Mais même dans notre cuisine nous nous trompons nous-mêmes. L’appréciation d’un aliment est complexe. Elle se fait par le goût, mais aussi par les arômes. Ainsi, Madame Provencher nous explique que la bouche détecte le salé, le sucré, l’amer et l’acide. C’est ce qui constitue le goût. Le nez, pour sa part, distingue les nuances. Un des exercices proposés par les étudiants du Salon de l’agriculture est de mettre un aliment dans sa bouche et d’essayer de savoir ce qu’il est, tout en se bouchant le nez. Et bien, c’est impossible ! Dès que l’on se débouche le nez, cela parait évident, c’est de la cannelle.
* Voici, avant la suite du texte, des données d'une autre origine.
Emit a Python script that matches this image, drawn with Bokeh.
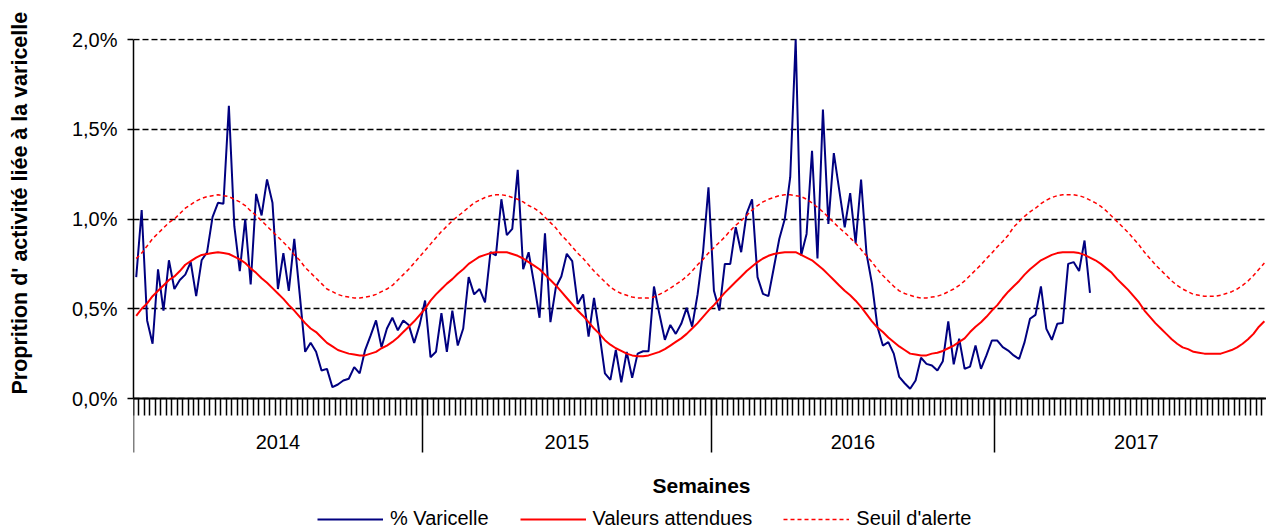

Les épices comme la vanille, la cannelle et les plantes à bulbe comme l’ail, l’oignon se savourent par le nez !

Ainsi, les compagnies adaptent leurs produits aux clients. Madame West constate que les goûts des Québécois, surtout à Québec et à Montréal, sont plus raffinés que dans le reste du Canada. L’intensité du goût et le plaisir de manger dominent sur la quantité. La cuisine québécoise s’oppose donc à la tradition de l’alimentation fonctionnelle du reste du pays, où il faut manger pour avoir de l’énergie et être efficace au travail.